[start of Recorded information]

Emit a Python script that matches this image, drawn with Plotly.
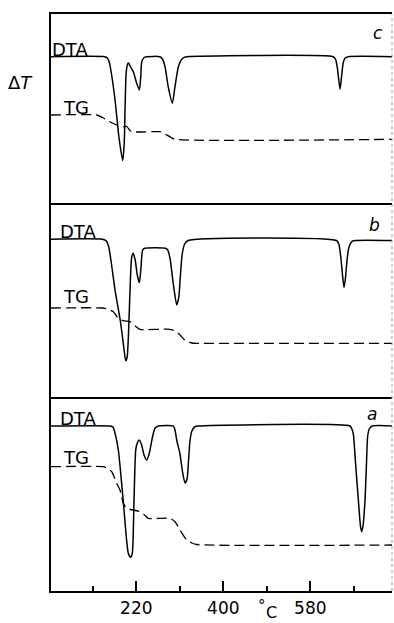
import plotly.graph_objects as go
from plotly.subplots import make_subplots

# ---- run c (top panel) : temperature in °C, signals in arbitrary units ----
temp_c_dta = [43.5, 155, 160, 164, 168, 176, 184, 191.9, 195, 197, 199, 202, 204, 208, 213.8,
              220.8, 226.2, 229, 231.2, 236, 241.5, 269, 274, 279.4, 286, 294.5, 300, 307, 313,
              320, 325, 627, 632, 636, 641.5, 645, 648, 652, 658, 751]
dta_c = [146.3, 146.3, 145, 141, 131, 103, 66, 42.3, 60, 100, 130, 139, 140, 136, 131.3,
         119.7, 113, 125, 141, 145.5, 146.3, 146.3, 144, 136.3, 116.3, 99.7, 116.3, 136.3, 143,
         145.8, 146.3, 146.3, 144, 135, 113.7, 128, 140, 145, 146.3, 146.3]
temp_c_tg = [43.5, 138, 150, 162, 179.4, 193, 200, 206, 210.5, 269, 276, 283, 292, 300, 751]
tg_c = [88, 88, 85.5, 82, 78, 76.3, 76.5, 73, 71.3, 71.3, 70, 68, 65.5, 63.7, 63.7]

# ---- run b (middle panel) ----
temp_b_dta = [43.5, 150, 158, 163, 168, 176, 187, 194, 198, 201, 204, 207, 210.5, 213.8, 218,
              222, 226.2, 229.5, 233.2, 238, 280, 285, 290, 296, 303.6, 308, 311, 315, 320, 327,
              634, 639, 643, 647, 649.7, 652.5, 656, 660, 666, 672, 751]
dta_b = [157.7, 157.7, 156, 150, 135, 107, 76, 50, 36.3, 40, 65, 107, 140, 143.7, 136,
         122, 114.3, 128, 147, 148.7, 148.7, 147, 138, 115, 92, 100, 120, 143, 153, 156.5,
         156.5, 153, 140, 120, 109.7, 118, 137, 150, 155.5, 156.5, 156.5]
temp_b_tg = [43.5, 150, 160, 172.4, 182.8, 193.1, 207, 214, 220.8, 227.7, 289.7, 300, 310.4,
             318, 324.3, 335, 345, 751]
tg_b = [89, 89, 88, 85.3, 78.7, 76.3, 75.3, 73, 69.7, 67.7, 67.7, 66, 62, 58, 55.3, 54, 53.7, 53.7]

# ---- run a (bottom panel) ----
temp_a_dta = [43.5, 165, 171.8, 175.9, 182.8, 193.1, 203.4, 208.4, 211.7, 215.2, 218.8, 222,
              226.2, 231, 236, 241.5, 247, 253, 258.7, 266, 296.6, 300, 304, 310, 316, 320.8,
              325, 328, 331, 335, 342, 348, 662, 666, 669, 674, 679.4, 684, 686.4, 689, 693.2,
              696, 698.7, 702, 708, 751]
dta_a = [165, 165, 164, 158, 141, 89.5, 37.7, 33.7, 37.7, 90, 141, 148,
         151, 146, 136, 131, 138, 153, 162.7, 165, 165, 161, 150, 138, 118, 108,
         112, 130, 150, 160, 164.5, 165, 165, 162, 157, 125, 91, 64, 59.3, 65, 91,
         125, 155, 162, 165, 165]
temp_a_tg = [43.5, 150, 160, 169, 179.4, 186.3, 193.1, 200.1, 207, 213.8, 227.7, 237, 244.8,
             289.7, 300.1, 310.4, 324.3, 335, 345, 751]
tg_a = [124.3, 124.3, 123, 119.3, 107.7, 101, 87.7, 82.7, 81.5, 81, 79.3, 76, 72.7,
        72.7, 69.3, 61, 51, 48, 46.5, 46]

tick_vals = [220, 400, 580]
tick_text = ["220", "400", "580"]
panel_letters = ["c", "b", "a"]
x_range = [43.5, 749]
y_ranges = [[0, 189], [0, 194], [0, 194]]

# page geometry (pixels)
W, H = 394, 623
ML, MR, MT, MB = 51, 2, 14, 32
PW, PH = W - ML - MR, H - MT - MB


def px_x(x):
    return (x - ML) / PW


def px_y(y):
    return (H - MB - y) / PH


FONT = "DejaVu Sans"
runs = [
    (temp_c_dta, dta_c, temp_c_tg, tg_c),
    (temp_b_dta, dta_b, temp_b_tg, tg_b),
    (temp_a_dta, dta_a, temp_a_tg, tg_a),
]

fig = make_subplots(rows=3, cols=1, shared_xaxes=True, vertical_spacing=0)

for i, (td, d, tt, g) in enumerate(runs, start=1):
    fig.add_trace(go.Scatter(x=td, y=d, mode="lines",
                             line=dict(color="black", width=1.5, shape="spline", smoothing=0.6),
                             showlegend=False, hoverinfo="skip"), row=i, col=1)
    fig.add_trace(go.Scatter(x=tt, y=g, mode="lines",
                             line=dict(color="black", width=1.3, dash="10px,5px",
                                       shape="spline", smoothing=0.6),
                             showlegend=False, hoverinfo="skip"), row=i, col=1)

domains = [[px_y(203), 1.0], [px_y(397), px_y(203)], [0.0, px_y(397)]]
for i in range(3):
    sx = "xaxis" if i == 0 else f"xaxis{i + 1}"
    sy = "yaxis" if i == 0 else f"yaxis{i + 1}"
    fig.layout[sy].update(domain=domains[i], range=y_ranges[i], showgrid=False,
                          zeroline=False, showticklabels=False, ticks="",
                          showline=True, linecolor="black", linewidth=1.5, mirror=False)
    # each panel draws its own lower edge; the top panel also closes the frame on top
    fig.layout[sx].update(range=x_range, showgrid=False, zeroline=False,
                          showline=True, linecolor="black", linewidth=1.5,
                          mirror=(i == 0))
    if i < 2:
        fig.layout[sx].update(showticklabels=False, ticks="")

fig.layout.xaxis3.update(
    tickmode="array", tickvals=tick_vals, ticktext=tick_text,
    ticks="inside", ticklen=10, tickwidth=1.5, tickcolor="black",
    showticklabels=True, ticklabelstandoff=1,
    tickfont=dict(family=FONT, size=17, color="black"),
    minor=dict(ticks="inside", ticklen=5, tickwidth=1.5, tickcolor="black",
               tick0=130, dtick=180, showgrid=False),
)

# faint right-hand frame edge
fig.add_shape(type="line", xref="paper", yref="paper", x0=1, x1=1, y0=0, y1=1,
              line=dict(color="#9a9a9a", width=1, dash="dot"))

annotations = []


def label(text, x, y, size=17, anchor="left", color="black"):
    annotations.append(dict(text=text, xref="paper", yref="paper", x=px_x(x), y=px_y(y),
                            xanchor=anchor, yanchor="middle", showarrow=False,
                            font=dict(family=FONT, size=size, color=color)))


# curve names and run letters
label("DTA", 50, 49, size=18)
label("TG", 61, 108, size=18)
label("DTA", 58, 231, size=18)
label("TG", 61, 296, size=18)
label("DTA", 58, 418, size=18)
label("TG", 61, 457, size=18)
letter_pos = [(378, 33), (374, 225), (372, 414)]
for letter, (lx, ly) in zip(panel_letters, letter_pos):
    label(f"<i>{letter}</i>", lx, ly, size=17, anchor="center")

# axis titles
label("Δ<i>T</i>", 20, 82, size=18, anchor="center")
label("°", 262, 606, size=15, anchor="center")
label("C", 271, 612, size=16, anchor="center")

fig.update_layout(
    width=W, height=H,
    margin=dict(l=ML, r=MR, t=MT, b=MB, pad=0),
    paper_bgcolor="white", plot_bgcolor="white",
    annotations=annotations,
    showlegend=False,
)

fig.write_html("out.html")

[end of Recorded information]

Directions for this task >>
Every line is to be duplicated exactly, though pictures stay out.

Task output >>
Emit a Python script that matches this image, drawn with Plotly.
import plotly.graph_objects as go
from plotly.subplots import make_subplots

# ---- run c (top panel) : temperature in °C, signals in arbitrary units ----
temp_c_dta = [43.5, 155, 160, 164, 168, 176, 184, 191.9, 195, 197, 199, 202, 204, 208, 213.8,
              220.8, 226.2, 229, 231.2, 236, 241.5, 269, 274, 279.4, 286, 294.5, 300, 307, 313,
              320, 325, 627, 632, 636, 641.5, 645, 648, 652, 658, 751]
dta_c = [146.3, 146.3, 145, 141, 131, 103, 66, 42.3, 60, 100, 130, 139, 140, 136, 131.3,
         119.7, 113, 125, 141, 145.5, 146.3, 146.3, 144, 136.3, 116.3, 99.7, 116.3, 136.3, 143,
         145.8, 146.3, 146.3, 144, 135, 113.7, 128, 140, 145, 146.3, 146.3]
temp_c_tg = [43.5, 138, 150, 162, 179.4, 193, 200, 206, 210.5, 269, 276, 283, 292, 300, 751]
tg_c = [88, 88, 85.5, 82, 78, 76.3, 76.5, 73, 71.3, 71.3, 70, 68, 65.5, 63.7, 63.7]

# ---- run b (middle panel) ----
temp_b_dta = [43.5, 150, 158, 163, 168, 176, 187, 194, 198, 201, 204, 207, 210.5, 213.8, 218,
              222, 226.2, 229.5, 233.2, 238, 280, 285, 290, 296, 303.6, 308, 311, 315, 320, 327,
              634, 639, 643, 647, 649.7, 652.5, 656, 660, 666, 672, 751]
dta_b = [157.7, 157.7, 156, 150, 135, 107, 76, 50, 36.3, 40, 65, 107, 140, 143.7, 136,
         122, 114.3, 128, 147, 148.7, 148.7, 147, 138, 115, 92, 100, 120, 143, 153, 156.5,
         156.5, 153, 140, 120, 109.7, 118, 137, 150, 155.5, 156.5, 156.5]
temp_b_tg = [43.5, 150, 160, 172.4, 182.8, 193.1, 207, 214, 220.8, 227.7, 289.7, 300, 310.4,
             318, 324.3, 335, 345, 751]
tg_b = [89, 89, 88, 85.3, 78.7, 76.3, 75.3, 73, 69.7, 67.7, 67.7, 66, 62, 58, 55.3, 54, 53.7, 53.7]

# ---- run a (bottom panel) ----
temp_a_dta = [43.5, 165, 171.8, 175.9, 182.8, 193.1, 203.4, 208.4, 211.7, 215.2, 218.8, 222,
              226.2, 231, 236, 241.5, 247, 253, 258.7, 266, 296.6, 300, 304, 310, 316, 320.8,
              325, 328, 331, 335, 342, 348, 662, 666, 669, 674, 679.4, 684, 686.4, 689, 693.2,
              696, 698.7, 702, 708, 751]
dta_a = [165, 165, 164, 158, 141, 89.5, 37.7, 33.7, 37.7, 90, 141, 148,
         151, 146, 136, 131, 138, 153, 162.7, 165, 165, 161, 150, 138, 118, 108,
         112, 130, 150, 160, 164.5, 165, 165, 162, 157, 125, 91, 64, 59.3, 65, 91,
         125, 155, 162, 165, 165]
temp_a_tg = [43.5, 150, 160, 169, 179.4, 186.3, 193.1, 200.1, 207, 213.8, 227.7, 237, 244.8,
             289.7, 300.1, 310.4, 324.3, 335, 345, 751]
tg_a = [124.3, 124.3, 123, 119.3, 107.7, 101, 87.7, 82.7, 81.5, 81, 79.3, 76, 72.7,
        72.7, 69.3, 61, 51, 48, 46.5, 46]

tick_vals = [220, 400, 580]
tick_text = ["220", "400", "580"]
panel_letters = ["c", "b", "a"]
x_range = [43.5, 749]
y_ranges = [[0, 189], [0, 194], [0, 194]]

# page geometry (pixels)
W, H = 394, 623
ML, MR, MT, MB = 51, 2, 14, 32
PW, PH = W - ML - MR, H - MT - MB


def px_x(x):
    return (x - ML) / PW


def px_y(y):
    return (H - MB - y) / PH


FONT = "DejaVu Sans"
runs = [
    (temp_c_dta, dta_c, temp_c_tg, tg_c),
    (temp_b_dta, dta_b, temp_b_tg, tg_b),
    (temp_a_dta, dta_a, temp_a_tg, tg_a),
]

fig = make_subplots(rows=3, cols=1, shared_xaxes=True, vertical_spacing=0)

for i, (td, d, tt, g) in enumerate(runs, start=1):
    fig.add_trace(go.Scatter(x=td, y=d, mode="lines",
                             line=dict(color="black", width=1.5, shape="spline", smoothing=0.6),
                             showlegend=False, hoverinfo="skip"), row=i, col=1)
    fig.add_trace(go.Scatter(x=tt, y=g, mode="lines",
                             line=dict(color="black", width=1.3, dash="10px,5px",
                                       shape="spline", smoothing=0.6),
                             showlegend=False, hoverinfo="skip"), row=i, col=1)

domains = [[px_y(203), 1.0], [px_y(397), px_y(203)], [0.0, px_y(397)]]
for i in range(3):
    sx = "xaxis" if i == 0 else f"xaxis{i + 1}"
    sy = "yaxis" if i == 0 else f"yaxis{i + 1}"
    fig.layout[sy].update(domain=domains[i], range=y_ranges[i], showgrid=False,
                          zeroline=False, showticklabels=False, ticks="",
                          showline=True, linecolor="black", linewidth=1.5, mirror=False)
    # each panel draws its own lower edge; the top panel also closes the frame on top
    fig.layout[sx].update(range=x_range, showgrid=False, zeroline=False,
                          showline=True, linecolor="black", linewidth=1.5,
                          mirror=(i == 0))
    if i < 2:
        fig.layout[sx].update(showticklabels=False, ticks="")

fig.layout.xaxis3.update(
    tickmode="array", tickvals=tick_vals, ticktext=tick_text,
    ticks="inside", ticklen=10, tickwidth=1.5, tickcolor="black",
    showticklabels=True, ticklabelstandoff=1,
    tickfont=dict(family=FONT, size=17, color="black"),
    minor=dict(ticks="inside", ticklen=5, tickwidth=1.5, tickcolor="black",
               tick0=130, dtick=180, showgrid=False),
)

# faint right-hand frame edge
fig.add_shape(type="line", xref="paper", yref="paper", x0=1, x1=1, y0=0, y1=1,
              line=dict(color="#9a9a9a", width=1, dash="dot"))

annotations = []


def label(text, x, y, size=17, anchor="left", color="black"):
    annotations.append(dict(text=text, xref="paper", yref="paper", x=px_x(x), y=px_y(y),
                            xanchor=anchor, yanchor="middle", showarrow=False,
                            font=dict(family=FONT, size=size, color=color)))


# curve names and run letters
label("DTA", 50, 49, size=18)
label("TG", 61, 108, size=18)
label("DTA", 58, 231, size=18)
label("TG", 61, 296, size=18)
label("DTA", 58, 418, size=18)
label("TG", 61, 457, size=18)
letter_pos = [(378, 33), (374, 225), (372, 414)]
for letter, (lx, ly) in zip(panel_letters, letter_pos):
    label(f"<i>{letter}</i>", lx, ly, size=17, anchor="center")

# axis titles
label("Δ<i>T</i>", 20, 82, size=18, anchor="center")
label("°", 262, 606, size=15, anchor="center")
label("C", 271, 612, size=16, anchor="center")

fig.update_layout(
    width=W, height=H,
    margin=dict(l=ML, r=MR, t=MT, b=MB, pad=0),
    paper_bgcolor="white", plot_bgcolor="white",
    annotations=annotations,
    showlegend=False,
)

fig.write_html("out.html")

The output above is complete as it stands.